Tous les enfants ne naissent pas au domicile de leurs parents. Ceux qui ne naissent pas au domicile familial naissent pour l'essentiel à l'Hôtel-Dieu ou à l'hôpital de la Croix-Rousse. Les maternités sont encore peu répandues et leur réputation n'est pas très bonne. Peu hygiéniques elles sont souvent, à la fin du Second Empire, d'authentiques mouroirs et servent de refuges aux pauvres. Pour une mère de la fin du XIXe siècle accoucher, c'est encore accoucher chez soi, "la maternité c'était pour les filles-mères et pour les femmes de besoin" confie à Françoise Thébaud une femme née en 1895 917 .

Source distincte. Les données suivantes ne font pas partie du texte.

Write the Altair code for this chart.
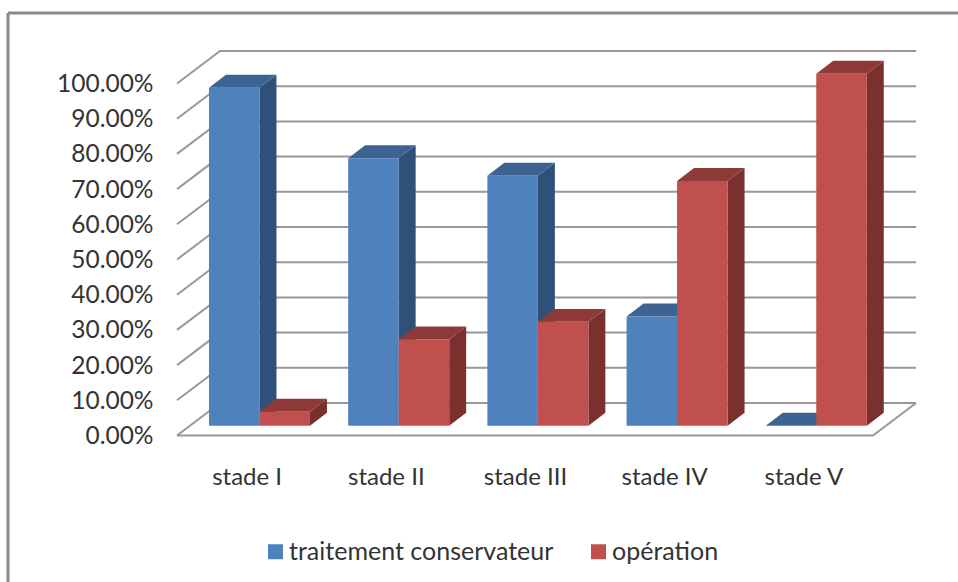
import json
import altair as alt
import pandas as pd

categories = ["stade I", "stade II", "stade III", "stade IV", "stade V"]
conservateur = [0.96, 0.76, 0.71, 0.31, 0.0]
operation = [0.04, 0.245, 0.295, 0.695, 1.0]
y_ticks = [0.0, 0.1, 0.2, 0.3, 0.4, 0.5, 0.6, 0.7, 0.8, 0.9, 1.0]
series_names = ["traitement conservateur", "opération"]
front_colors = ["#4F81BD", "#C0504D"]
top_colors = ["#3C6391", "#8E3A38"]
side_colors = ["#2F5078", "#7A302E"]

# Oblique projection, expressed in axis units (categories across, share upwards)
WALL_DX, WALL_DY = 0.309, 0.0923
BAR_SHIFT_X, BAR_SHIFT_Y = 0.0925, 0.0278
DEPTH_DX, DEPTH_DY = 0.122, 0.0369
BAR_W = 0.3628
GRID = "#989898"
INK = "#333333"
FONT = "Lato"

x_scale = alt.Scale(domain=[0, 781 / 139.2], nice=False, zero=False)
y_scale = alt.Scale(domain=[-26.5 / 352, 435.5 / 352], nice=False, zero=False)
color_scale = alt.Scale(domain=series_names, range=front_colors)

X = alt.X("x:Q", scale=x_scale, title=None,
          axis=alt.Axis(values=[i + 0.5 for i in range(len(categories))],
                        labelExpr=f"{json.dumps(categories)}[floor(datum.value)]",
                        domain=False, ticks=False, grid=False, labelPadding=3,
                        labelFontSize=24, labelFont=FONT, labelColor=INK,
                        labelOverlap=False, labelFlush=False))
Y = alt.Y("y:Q", scale=y_scale, title=None,
          axis=alt.Axis(values=y_ticks, format=".2%", domain=False, ticks=False,
                        grid=False, labelPadding=24, labelFontSize=24.5, labelFont=FONT,
                        labelColor=INK, labelOverlap=False, labelFlush=False, labelOffset=1))


def wall_rows():
    rows = []
    for v in y_ticks:
        rows.append({"x": 0, "y": v, "k": f"g{v}", "o": 0})
        rows.append({"x": WALL_DX, "y": v + WALL_DY, "k": f"g{v}", "o": 1})
        rows.append({"x": 5 + WALL_DX, "y": v + WALL_DY, "k": f"g{v}", "o": 2})
    rows.append({"x": 0, "y": 0, "k": "floor", "o": 0})
    rows.append({"x": 5, "y": 0, "k": "floor", "o": 1})
    rows.append({"x": 5 + WALL_DX, "y": WALL_DY, "k": "floor", "o": 2})
    return pd.DataFrame(rows)


def bar_frames(values, series, offset):
    fronts, tops, sides = [], [], []
    for i, v in enumerate(values):
        left = i + 0.5 + BAR_SHIFT_X + (offset - 1) * BAR_W
        right = left + BAR_W
        base = BAR_SHIFT_Y
        top = v + BAR_SHIFT_Y
        name = f"{series}{i}"
        fronts.append({"x": left, "x2": right, "y": base, "y2": top, "series": series})
        tops += [
            {"x": left, "y": top, "y2": top, "k": name},
            {"x": left + DEPTH_DX, "y": top, "y2": top + DEPTH_DY, "k": name},
            {"x": right, "y": top, "y2": top + DEPTH_DY, "k": name},
            {"x": right + DEPTH_DX, "y": top + DEPTH_DY, "y2": top + DEPTH_DY, "k": name},
        ]
        sides += [
            {"x": right, "y": base, "y2": top, "k": name},
            {"x": right + DEPTH_DX, "y": base + DEPTH_DY, "y2": top + DEPTH_DY, "k": name},
        ]
    return pd.DataFrame(fronts), pd.DataFrame(tops), pd.DataFrame(sides)


def bar_layers(values, idx, offset):
    fronts, tops, sides = bar_frames(values, series_names[idx], offset)
    side = alt.Chart(sides).mark_area(color=side_colors[idx]).encode(
        x=X, y=Y, y2="y2:Q", detail="k:N")
    top = alt.Chart(tops).mark_area(color=top_colors[idx]).encode(
        x=X, y=Y, y2="y2:Q", detail="k:N")
    front = alt.Chart(fronts).mark_bar().encode(
        x=X, x2="x2:Q", y=Y, y2="y2:Q",
        color=alt.Color(
            "series:N", scale=color_scale, title=None,
            legend=alt.Legend(orient="none", legendX=86, legendY=539, direction="horizontal",
                              columns=2, symbolType="square", symbolSize=225,
                              symbolStrokeWidth=0, labelFont=FONT, labelFontSize=25,
                              labelColor=INK, columnPadding=32, labelOffset=1,
                              gridAlign="each", labelLimit=400)))
    return [side, top, front]


walls = alt.Chart(wall_rows()).mark_line(color=GRID, strokeWidth=2).encode(
    x=X, y=Y, detail="k:N", order="o:Q")

frame_top = alt.Chart(pd.DataFrame({"a": [0]})).mark_rule(color="#8a8a8a", strokeWidth=3).encode(
    x=alt.value(-169), x2=alt.value(781), y=alt.value(13))
frame_left = alt.Chart(pd.DataFrame({"a": [0]})).mark_rule(color="#8a8a8a", strokeWidth=3).encode(
    x=alt.value(-169), y=alt.value(13), y2=alt.value(582))

chart = alt.layer(
    frame_top, frame_left, walls,
    *bar_layers(conservateur, 0, 0),
    *bar_layers(operation, 1, 1),
).properties(
    width=781, height=462,
    autosize=alt.AutoSizeParams(type="none"),
    padding={"left": 177, "top": 0, "right": 0, "bottom": 120},
    background="#ffffff",
).configure_view(stroke=None)

chart.save("out.html", embed_options={"renderer": "svg", "actions": False})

Dans la première cohorte, au début de la Troisième République, 6% des enfants légitimes ne naissent pas au domicile parental. Une génération plus tard, au tournant du siècle, le pourcentage atteint 14%. Si l'on tient compte de l'ensemble des naissances, les pourcentages sont respectivement de 8% et 18%. Dans leur enquête, Olivier Faure et Dominique Dessertine soulignent que, de la fin du Second Empire à la veille de la première guerre mondiale, la part des naissances illégitimes diminue dans l'ensemble des naissances à l'hôpital 918 . Je ne constate pas du tout le même phénomène : tant en 1872-1875 qu'en 1899-1900, un quart des naissances à l'hôpital sont des naissances illégitimes. Cette distorsion provient sans doute de l'étroitesse de mon échantillon qui enregistre bien, cependant, la progression de la médicalisation de l'accouchement dans le Rhône. Comme le département de la Seine, celui du Rhône, est un département pionnier en ce domaine. Selon l'enquête sur les lieux d'accouchement de 1911-1913, 2% des naissances légitimes françaises ont lieu hors du domicile mais un quart dans le Rhône et un tiers dans la Seine 919 .
Les mères qui accouchent à l'hôpital sont plus actives que celles qui accouchent à domicile, surtout dans la première cohorte où seules trois sur quatorze d'entre elles n'ont pas de profession. Leurs époux sont, le plus souvent, des travailleurs manuels. Lorsque l'on naît à l'hôpital au début de la Troisième République, il y a de fortes chances pour que l'on naisse dans une famille de tisseurs, ou dans une famille dont le père est tisseur et la mère dévideuse ou ovaliste... Dans les années 1900, le phénomène est moins rare et la mère moins souvent active - le taux d'activité des mères de famille a beaucoup diminué - mais les pères de ces enfants ont toujours les mêmes caractéristiques : ils sont cordonniers, corroyeurs, maçons, teinturiers, tisseurs, journaliers ... Bref, naître à l'hôpital, c'est bien souvent faire son entrée dans la société urbaine par la petite porte mais rien ne prouve que ce soit un handicap pour la future carrière du nouveau-né.
Voir Françoise Thébaud, Quand nos grand-mères donnaient la vie, la maternité en France dans l'entre-deux-guerres, Presses Universitaires de Lyon, 1986,316 p. Voir p. 62-65.
Faure Olivier et Dessertine Dominique, Hospitalisation et populations hospitalisées dans la Région lyonnaise au XIX e et XX e siècles, p. 54. En 1866, il y a, dans le Rhône, 14% des naissances à l'hôpital qui sont des naissances illégitimes et en 1911, ce pourcentage est descendu à 4%.
Maurice Garden, Histoire des Français sousla direction d'Yves Lequin. tome 1, p. 334.